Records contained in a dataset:
━━━━━━━━━━━━━━━━
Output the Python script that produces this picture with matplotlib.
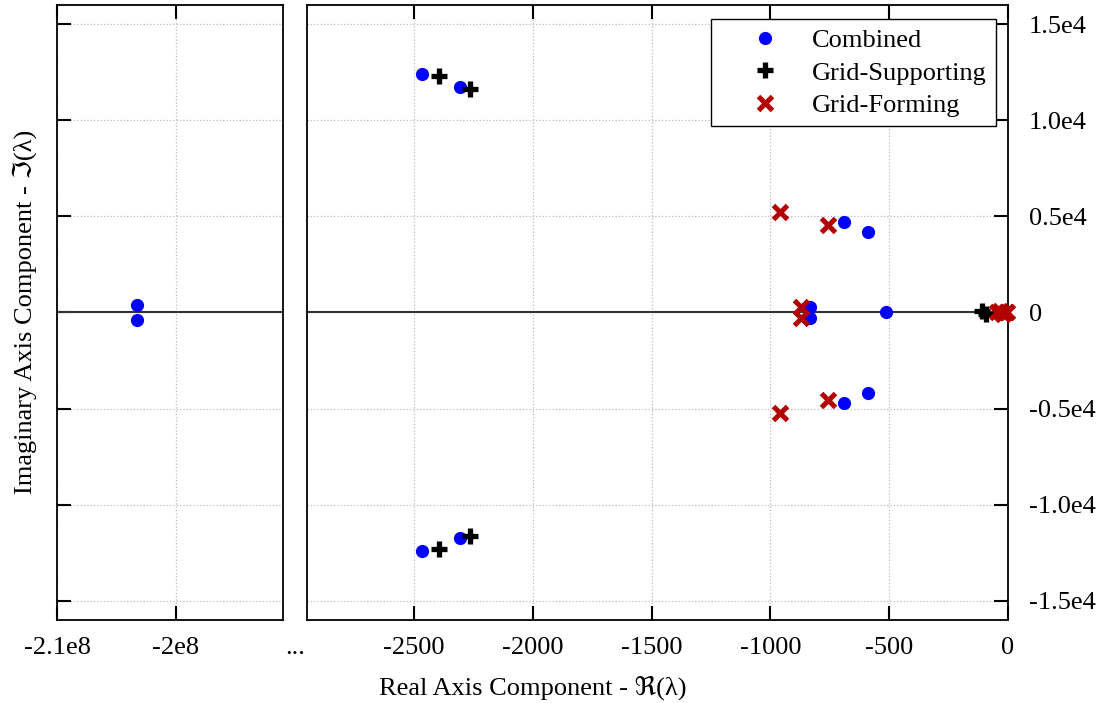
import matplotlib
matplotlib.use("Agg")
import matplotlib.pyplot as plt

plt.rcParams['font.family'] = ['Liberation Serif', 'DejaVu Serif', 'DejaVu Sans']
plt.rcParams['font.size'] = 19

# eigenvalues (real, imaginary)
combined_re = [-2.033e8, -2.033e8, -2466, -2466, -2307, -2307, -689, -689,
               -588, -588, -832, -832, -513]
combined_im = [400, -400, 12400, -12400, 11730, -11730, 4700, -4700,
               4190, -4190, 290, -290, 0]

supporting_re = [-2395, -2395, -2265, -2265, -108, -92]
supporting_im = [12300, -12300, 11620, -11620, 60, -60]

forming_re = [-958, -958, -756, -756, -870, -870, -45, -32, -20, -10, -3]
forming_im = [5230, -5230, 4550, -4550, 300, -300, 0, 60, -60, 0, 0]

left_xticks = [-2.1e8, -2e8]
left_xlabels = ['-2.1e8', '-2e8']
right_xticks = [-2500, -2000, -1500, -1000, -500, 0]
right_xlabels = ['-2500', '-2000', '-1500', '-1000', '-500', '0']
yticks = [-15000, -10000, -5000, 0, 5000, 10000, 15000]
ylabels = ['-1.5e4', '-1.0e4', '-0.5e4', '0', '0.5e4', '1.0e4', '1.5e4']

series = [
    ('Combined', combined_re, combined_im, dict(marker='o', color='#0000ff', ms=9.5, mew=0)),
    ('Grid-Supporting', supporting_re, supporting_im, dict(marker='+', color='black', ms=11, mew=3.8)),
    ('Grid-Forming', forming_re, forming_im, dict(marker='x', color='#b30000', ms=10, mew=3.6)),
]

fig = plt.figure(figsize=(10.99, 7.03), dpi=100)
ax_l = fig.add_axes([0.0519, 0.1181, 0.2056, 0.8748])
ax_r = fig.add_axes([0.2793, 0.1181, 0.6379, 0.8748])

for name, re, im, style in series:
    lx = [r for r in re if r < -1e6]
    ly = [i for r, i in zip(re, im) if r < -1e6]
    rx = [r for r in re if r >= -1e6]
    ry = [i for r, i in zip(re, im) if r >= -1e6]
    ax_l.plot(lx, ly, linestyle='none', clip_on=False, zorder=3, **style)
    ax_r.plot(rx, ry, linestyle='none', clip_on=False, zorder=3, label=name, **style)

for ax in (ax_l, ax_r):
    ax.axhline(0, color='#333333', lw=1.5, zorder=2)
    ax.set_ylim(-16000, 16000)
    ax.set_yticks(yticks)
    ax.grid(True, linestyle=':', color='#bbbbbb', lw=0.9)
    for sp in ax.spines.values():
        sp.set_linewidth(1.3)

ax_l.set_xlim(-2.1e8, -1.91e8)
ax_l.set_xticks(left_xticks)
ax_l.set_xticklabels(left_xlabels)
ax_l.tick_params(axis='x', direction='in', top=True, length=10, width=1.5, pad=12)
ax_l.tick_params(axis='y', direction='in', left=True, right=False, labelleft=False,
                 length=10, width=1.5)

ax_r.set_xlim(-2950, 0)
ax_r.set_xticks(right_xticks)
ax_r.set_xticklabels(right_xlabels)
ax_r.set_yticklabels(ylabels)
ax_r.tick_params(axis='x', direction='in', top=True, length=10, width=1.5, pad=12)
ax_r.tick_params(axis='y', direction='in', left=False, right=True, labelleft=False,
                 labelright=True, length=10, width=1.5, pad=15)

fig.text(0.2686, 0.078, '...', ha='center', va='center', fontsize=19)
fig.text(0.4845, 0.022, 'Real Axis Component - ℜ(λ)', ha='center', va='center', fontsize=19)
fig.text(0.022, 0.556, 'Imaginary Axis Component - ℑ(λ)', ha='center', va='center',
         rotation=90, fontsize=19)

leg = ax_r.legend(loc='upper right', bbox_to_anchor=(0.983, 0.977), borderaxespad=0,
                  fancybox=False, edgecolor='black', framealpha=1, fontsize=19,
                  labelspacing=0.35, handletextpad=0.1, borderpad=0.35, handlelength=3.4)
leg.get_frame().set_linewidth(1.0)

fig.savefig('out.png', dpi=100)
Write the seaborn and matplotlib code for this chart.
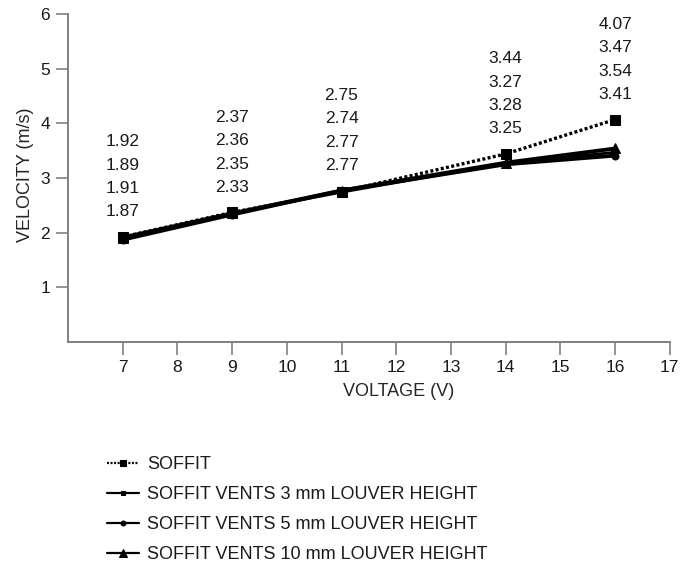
━━━━━━━━━━━━━━━━
» **Instruction**
Every line in the data above that contains "matplotlib" needs to be copied.

» **Output**
Output the Python script that produces this picture with matplotlib.
import matplotlib
matplotlib.use("Agg")
import matplotlib.pyplot as plt
Write the seaborn and matplotlib code for this chart.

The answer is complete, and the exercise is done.